The ultimate goal is making saving feel normal, not like a sacrifice.

This happens through consistency. When you save automatically every month for six months, it stops feeling like a choice. It’s just what you do.

Your lifestyle adjusts. Your brain recalibrates what “normal” spending looks like. What once felt tight becomes comfortable.

Here’s the implementation sequence:

  1. Start with one automatic savings transfer, even if it’s small.
  2. Add one environmental change that reduces temptation.
  3. Implement one tracking method to increase awareness.
  4. Layer in one commitment device to lock in progress.
  5. Review and adjust every three months as new habits form.

Don’t try to overhaul everything at once.

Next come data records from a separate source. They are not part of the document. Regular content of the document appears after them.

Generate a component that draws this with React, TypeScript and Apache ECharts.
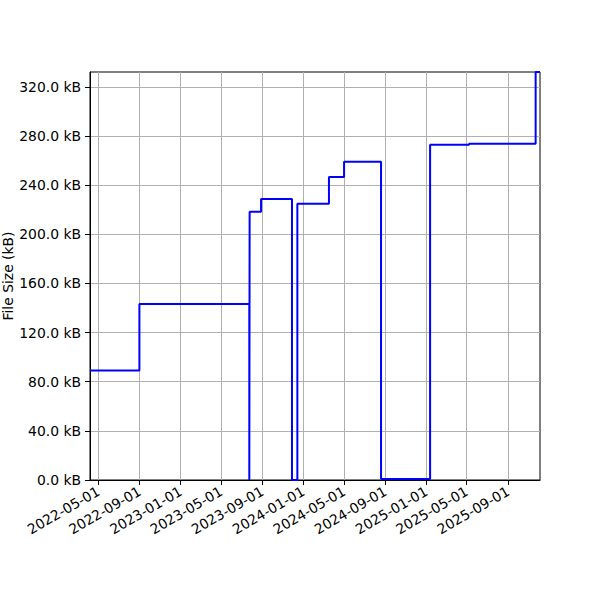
import * as echarts from 'echarts';
import React, { useEffect, useRef } from 'react';

// step points (value holds until the next date)
const dates = [
  '2022-04-06', '2022-08-31', '2023-07-24', '2023-07-25', '2023-08-28',
  '2023-11-28', '2023-12-14', '2024-03-17', '2024-05-01', '2024-08-19',
  '2025-01-12', '2025-05-08', '2025-11-22', '2025-12-05',
];
const sizes = [
  89.1, 143.4, 0, 218.5, 228.8,
  0, 225.0, 246.7, 259.2, 0.8,
  273.0, 273.8, 332.2, 332.2,
];
const dateTicks = [
  '2022-05-01', '2022-09-01', '2023-01-01', '2023-05-01', '2023-09-01',
  '2024-01-01', '2024-05-01', '2024-09-01', '2025-01-01', '2025-05-01',
  '2025-09-01',
];
const sizeTicks = [0, 40, 80, 120, 160, 200, 240, 280, 320];
const sizeMax = 332.2;

const toTime = (s: string) => new Date(s + 'T00:00:00').getTime();
const pad = (n: number) => (n < 10 ? '0' + n : '' + n);
const fmtDate = (v: number) => {
  const d = new Date(v);
  return `${d.getFullYear()}-${pad(d.getMonth() + 1)}-${pad(d.getDate())}`;
};

const App: React.FC = () => {
  const chartRef = useRef<HTMLDivElement>(null);

  useEffect(() => {
    document.body.style.margin = '0';
    const myChart = echarts.init(chartRef.current!, undefined, { renderer: 'svg' });
    const font = 'DejaVu Sans';
    const tickTimes = dateTicks.map(toTime);

    const option = {
      animation: false,
      textStyle: { fontFamily: font },
      grid: {
        left: 90,
        right: 60,
        top: 72,
        bottom: 120,
        outerBoundsMode: 'none',
        containLabel: false,
        show: true,
        borderColor: '#000',
        borderWidth: 1,
        backgroundColor: 'transparent',
      },
      xAxis: {
        // dates as timestamps on a value axis, ticks placed at month starts
        type: 'value',
        min: toTime(dates[0]),
        max: toTime(dates[dates.length - 1]),
        axisLine: { onZero: false, lineStyle: { color: '#000', width: 1 } },
        axisTick: {
          show: true,
          length: 5,
          lineStyle: { color: '#000', width: 1 },
          customValues: tickTimes,
        },
        axisLabel: {
          customValues: tickTimes,
          rotate: 30,
          margin: 10,
          color: '#000',
          fontSize: 13.9,
          fontFamily: font,
          formatter: (v: number) => fmtDate(v),
          hideOverlap: false,
        },
        splitLine: { show: true, lineStyle: { color: '#b0b0b0', width: 1 } },
      },
      yAxis: {
        type: 'value',
        min: 0,
        max: sizeMax,
        name: 'File Size (kB)',
        nameLocation: 'middle',
        nameGap: 75,
        nameMoveOverlap: false,
        nameTextStyle: { color: '#000', fontSize: 13.9, fontFamily: font },
        axisLine: { show: true, lineStyle: { color: '#000', width: 1 } },
        axisTick: {
          show: true,
          length: 5,
          lineStyle: { color: '#000', width: 1 },
          customValues: sizeTicks,
        },
        axisLabel: {
          customValues: sizeTicks,
          margin: 9,
          color: '#000',
          fontSize: 13.9,
          fontFamily: font,
          formatter: (v: number) => `${v.toFixed(1)} kB`,
        },
        splitLine: { show: true, lineStyle: { color: '#b0b0b0', width: 1 } },
      },
      series: [
        {
          type: 'line',
          step: 'end',
          data: dates.map((d, i) => [toTime(d), sizes[i]]),
          showSymbol: false,
          symbol: 'none',
          lineStyle: { color: '#0000ff', width: 2 },
          clip: true,
          z: 3,
        },
      ],
    };

    myChart.setOption(option);

    return () => {
      myChart.dispose();
    };
  }, []);

  return <div ref={chartRef} style={{ width: '600px', height: '600px' }} />;
};

export default App;
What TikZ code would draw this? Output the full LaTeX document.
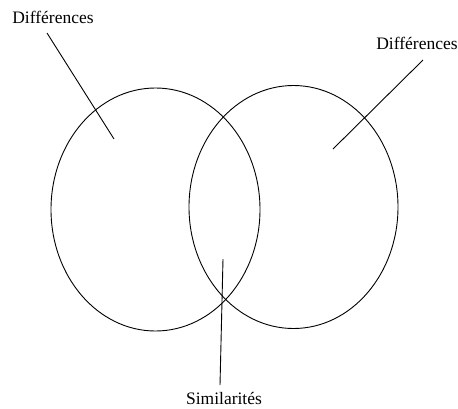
\documentclass[tikz,border=0pt]{standalone}
\usepackage{fontspec}
\setmainfont{Liberation Serif}
\usetikzlibrary{shapes.geometric}

\begin{document}
\begin{tikzpicture}[
    x=1pt, y=-1pt,
    set/.style={
        ellipse,
        draw=black,
        line width=0.9pt,
        minimum width=209pt,
        minimum height=243pt,
        inner sep=0pt
    },
    tag/.style={
        font=\fontsize{17.5}{20}\selectfont,
        inner sep=0pt
    },
    pointer/.style={
        draw=black,
        line width=0.9pt
    }
]
\useasboundingbox (0,0) rectangle (458,408);

% the two sets
\node[set] (left)  at (155.5,209.5) {};
\node[set] (right) at (293.5,207) {};

% labels
\node[tag] (difleft)  at (53,17)   {Différences};
\node[tag] (difright) at (417,43)  {Différences};
\node[tag] (simil)    at (224,398) {Similarités};

% ends of the pointers
\coordinate (difleftend)  at (47,33);
\coordinate (difleftin)   at (114,139);
\coordinate (difrightend) at (423,60);
\coordinate (difrightin)  at (333,149);
\coordinate (similend)    at (220,385);
\coordinate (similin)     at (223,259);

% pointers from labels into the sets
\draw[pointer] (difleftend) -- (difleftin);
\draw[pointer] (difrightend) -- (difrightin);
\draw[pointer] (similend) -- (similin);

\end{tikzpicture}
\end{document}
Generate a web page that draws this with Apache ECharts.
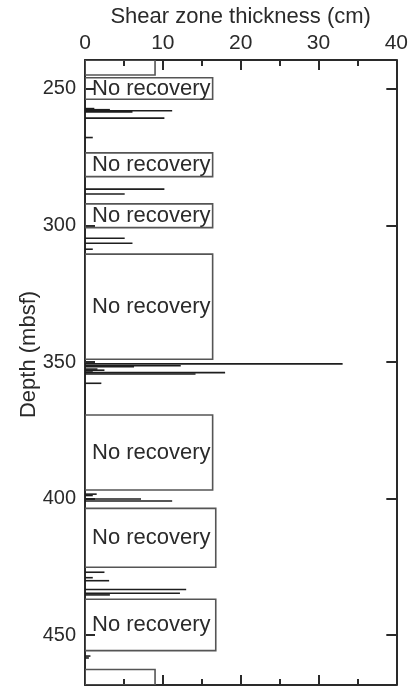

Sustainable change happens through small, consistent actions that compound over time.

Your brain can work for you, not against you

Saving money isn’t about becoming a different person. It’s about working with your psychology instead of fighting it.

Your brain craves immediate rewards, so make saving feel immediate through visible progress. It responds to environment, so design surroundings that make good choices easy. It needs reinforcement, so celebrate wins along the way.

The psychology tricks that work best are the ones you’ll actually use. Pick two or three from this list that resonate with you. Implement them this week. Give them a month to become routine.

Your future self will thank you. And unlike most advice, that future self will actually feel real because you’ll have built a system that makes saving automatic, not agonizing.